Você acredita que esse sucesso está ligado também ao fato de colocar os professores no lugar dos alunos nesse processo de aprendizagem?
Sabemos que muitas vezes os professores mostram resistência a essa mudança...

E como vencer essa resistência?
Em primeiro lugar, é preciso entender porque eles têm essa resistência. Durante anos, muitos professores participaram de formações em que se pregava uma teoria que eles tentavam aplicar em suas aulas, sem resultado. Há um foco muito grande nos resultados. E como vencemos as resistências? Demostrando teorias, estudos e práticas baseadas em evidências bem-sucedidas. Nós mostramos aos professores uma evidência de que aquela metodologia funcionou em um grande número de escolas, qual o rigor com que o estudo foi aplicado, e os resultados. Com isso, nós comprovamos que muitos professores voltaram a se encantar com sua profissão. Como se promove esse reencanto? Através do diálogo que leva a uma reflexão com os formadores, os pesquisadores e toda a comunidade que participa do processo educacional. Ao incorporar conhecimento científico nesse diálogo, permitimos que os professores possam refletir sobre o que estão fazendo agora e o que poderão fazer com esse conhecimento em sala de aula. Portanto, dialogar com base em uma teoria e ciência de aprendizagem que eles sejam capazes de aplicar e comprovar que funciona na prática. Há um movimento de professores nas redes internacionais de comunidades de aprendizagem.

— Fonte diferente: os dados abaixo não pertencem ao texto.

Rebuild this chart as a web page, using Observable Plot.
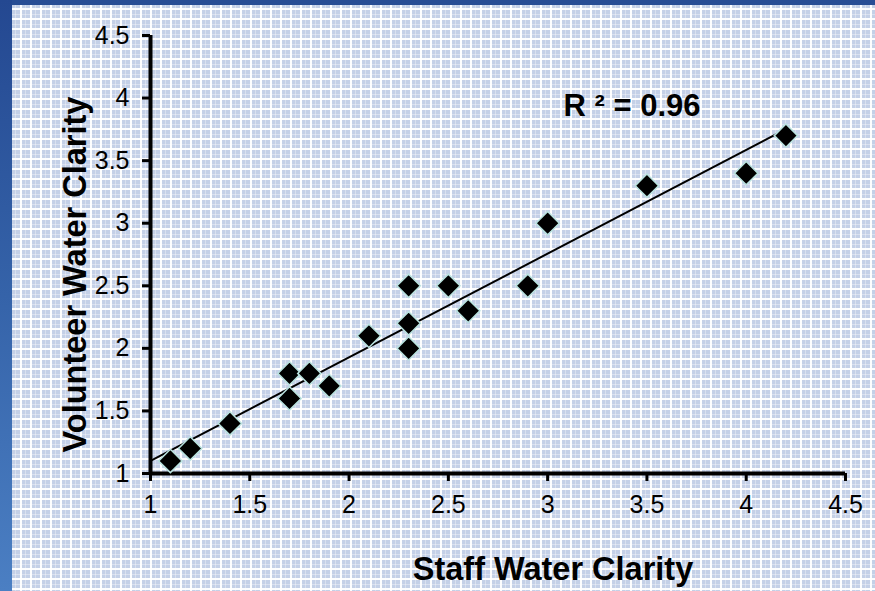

Como as comunidades de aprendizagem de educadores funcionam na Espanha?
Os professores, diretores e pesquisadores se reúnem pessoalmente ou via internet no que chamamos de tertúlias pedagógicas dialógicas, nas quais eles discutem livros importantes para a Educação, como obras de Len Vygotsky, Jerome Bruner e Paulo Freire, um dos educadores mais influentes em todo o mundo. Durante esses encontros, eles discutem as teorias e relatam os resultados na prática. Dessa forma, eles podem melhorar sua própria prática em sala de aula com teorias e estudos que demonstraram um benefício verdadeiro para a Educação. Porque se eles se basearem em teorias de pseudociências, neuromitos que não trazem benefício para suas crianças, eles não vão querer participar, vão criar uma resistência maior.

Com a inserção das Competências Gerais na Base Nacional Comum Curricular (BNCC), como você acha que os professores podem introduzir essas competências no aprendizado dos alunos?
Nas comunidades de aprendizagem, nós entendemos que é possível que as crianças desenvolvam as competências linguísticas, matemáticas, o conhecimento cognitivo ao mesmo tempo em que aprendem as competências socioemocionais. Incorporar essas competências no currículo desde a implementação de atuações educativas bem-sucedidas vai trazer possibilidades enormes de êxito aos professores brasileiros de desenvolver mais seus alunos. Não temos porque seguir tendo que escolher entre competência cognitiva ou competência socioemocional. Podemos trocar o “ou” por “e” para que tenhamos competências cognitivas “e” competências socioemocionais”.  

A ciência da aprendizagem, a base da interação e da aprendizagem dialógica, nos mostra que uma pessoa não possui um lado só pensamento e outro só emoção. Tudo está interligado. As comunidades de aprendizagem nos dão essa possibilidade de desenvolver ao máximo todas as competências, transformando toda a escola, de acordo com os valores que damos às relações sociais, o que passamos quando queremos educar. Dessa maneira, poderemos ter uma sociedade em que as crianças podem viver o desenvolvimento dessas competências em todos os momentos de sua vida, em todos os contextos, seja na aula de Matemática, com os professores, no pátio com os colegas, em casa com suas famílias, enfim, em todos os espaços.